- Set exercise
Restate each line word for word. Leave out every picture.

_ _ _ _

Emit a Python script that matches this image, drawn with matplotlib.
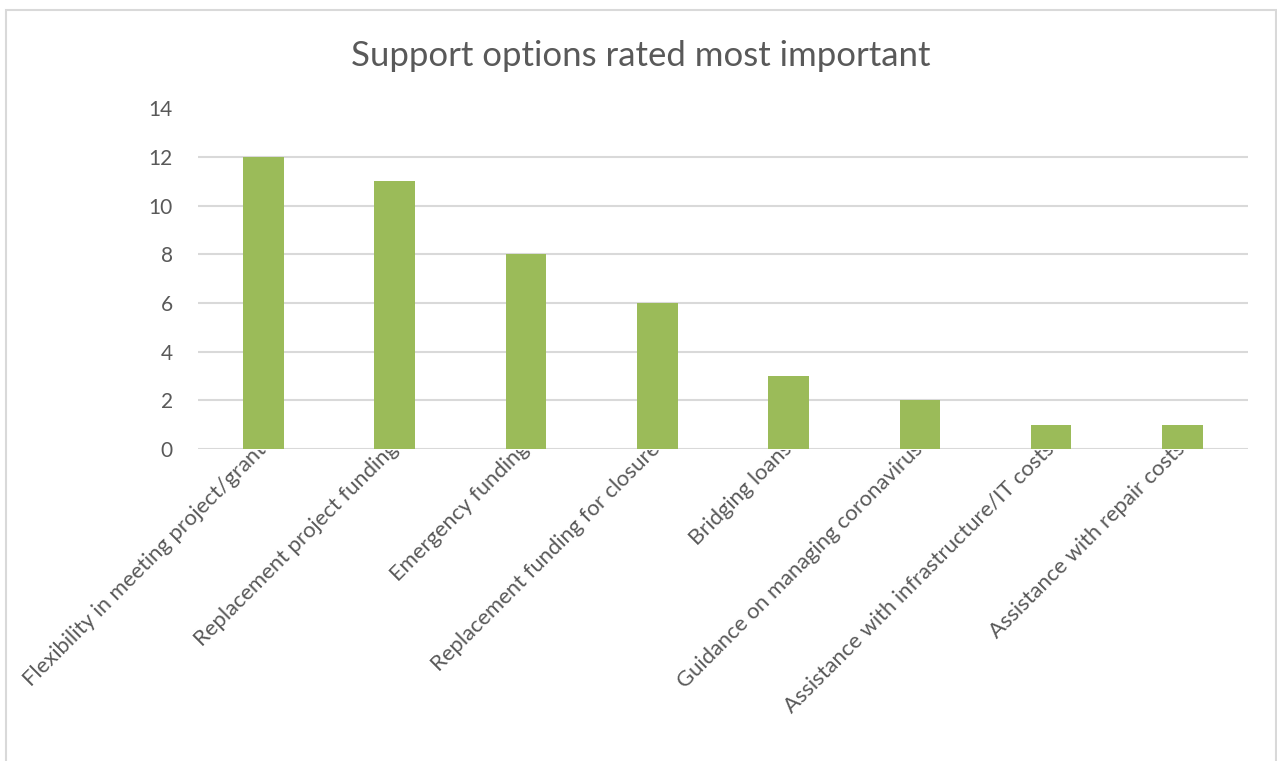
import matplotlib.pyplot as plt
from matplotlib.patches import Rectangle
from matplotlib.transforms import Bbox, TransformedBbox

options = [
    "Flexibility in meeting project/grant",
    "Replacement project funding",
    "Emergency funding",
    "Replacement funding for closure",
    "Bridging loans",
    "Guidance on managing coronavirus",
    "Assistance with infrastructure/IT costs",
    "Assistance with repair costs",
]
counts = [12, 11, 8, 6, 3, 2, 1, 1]
y_ticks = [0, 2, 4, 6, 8, 10, 12, 14]

plt.rcParams['font.family'] = ['Lato', 'DejaVu Sans']
text_color = '#595959'
grid_color = '#D9D9D9'

fig = plt.figure(figsize=(12.77, 7.61), dpi=100)
ax = fig.add_axes([0.155, 0.410, 0.8223, 0.4475])

x = list(range(len(options)))
ax.bar(x, counts, width=0.31, color='#9BBB59', zorder=3)

ax.set_xlim(-0.5, len(options) - 0.5)
ax.set_ylim(0, 14)
ax.set_yticks(y_ticks)
ax.set_yticklabels([str(t) for t in y_ticks], fontsize=15, color=text_color)

# gridlines, except at the top of the range
for t in y_ticks[:-1]:
    ax.axhline(t, color=grid_color, lw=1.5, zorder=1)

for s in ax.spines.values():
    s.set_visible(False)
ax.tick_params(axis='both', length=0)
ax.tick_params(axis='y', pad=18)

ax.set_xticks(x)
ax.set_xticklabels(options, rotation=45, ha='right', va='center',
                   rotation_mode='anchor', fontsize=15.8, color=text_color)
ax.tick_params(axis='x', pad=-2)

# labels are cut off at the category axis line
axis_bottom = ax.get_position().y0
clip = TransformedBbox(Bbox([[0, 0], [1, axis_bottom - 0.001]]), fig.transFigure)
for lbl in ax.get_xticklabels():
    lbl.set_clip_on(True)
    lbl.set_clip_box(clip)

fig.text(0.502, 0.926, "Support options rated most important",
         ha='center', va='center', fontsize=25, color=text_color)

# chart frame
fig.patches.append(Rectangle((6 / 1277, -0.05), 1270 / 1277, 1.05 - 10 / 761,
                             transform=fig.transFigure, fill=False,
                             edgecolor=grid_color, lw=1.5))

fig.savefig('out.png', dpi=100)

_ _ _ _

- Task answer
Emit a Python script that matches this image, drawn with matplotlib.
import matplotlib.pyplot as plt
from matplotlib.patches import Rectangle
from matplotlib.transforms import Bbox, TransformedBbox

options = [
    "Flexibility in meeting project/grant",
    "Replacement project funding",
    "Emergency funding",
    "Replacement funding for closure",
    "Bridging loans",
    "Guidance on managing coronavirus",
    "Assistance with infrastructure/IT costs",
    "Assistance with repair costs",
]
counts = [12, 11, 8, 6, 3, 2, 1, 1]
y_ticks = [0, 2, 4, 6, 8, 10, 12, 14]

plt.rcParams['font.family'] = ['Lato', 'DejaVu Sans']
text_color = '#595959'
grid_color = '#D9D9D9'

fig = plt.figure(figsize=(12.77, 7.61), dpi=100)
ax = fig.add_axes([0.155, 0.410, 0.8223, 0.4475])

x = list(range(len(options)))
ax.bar(x, counts, width=0.31, color='#9BBB59', zorder=3)

ax.set_xlim(-0.5, len(options) - 0.5)
ax.set_ylim(0, 14)
ax.set_yticks(y_ticks)
ax.set_yticklabels([str(t) for t in y_ticks], fontsize=15, color=text_color)

# gridlines, except at the top of the range
for t in y_ticks[:-1]:
    ax.axhline(t, color=grid_color, lw=1.5, zorder=1)

for s in ax.spines.values():
    s.set_visible(False)
ax.tick_params(axis='both', length=0)
ax.tick_params(axis='y', pad=18)

ax.set_xticks(x)
ax.set_xticklabels(options, rotation=45, ha='right', va='center',
                   rotation_mode='anchor', fontsize=15.8, color=text_color)
ax.tick_params(axis='x', pad=-2)

# labels are cut off at the category axis line
axis_bottom = ax.get_position().y0
clip = TransformedBbox(Bbox([[0, 0], [1, axis_bottom - 0.001]]), fig.transFigure)
for lbl in ax.get_xticklabels():
    lbl.set_clip_on(True)
    lbl.set_clip_box(clip)

fig.text(0.502, 0.926, "Support options rated most important",
         ha='center', va='center', fontsize=25, color=text_color)

# chart frame
fig.patches.append(Rectangle((6 / 1277, -0.05), 1270 / 1277, 1.05 - 10 / 761,
                             transform=fig.transFigure, fill=False,
                             edgecolor=grid_color, lw=1.5))

fig.savefig('out.png', dpi=100)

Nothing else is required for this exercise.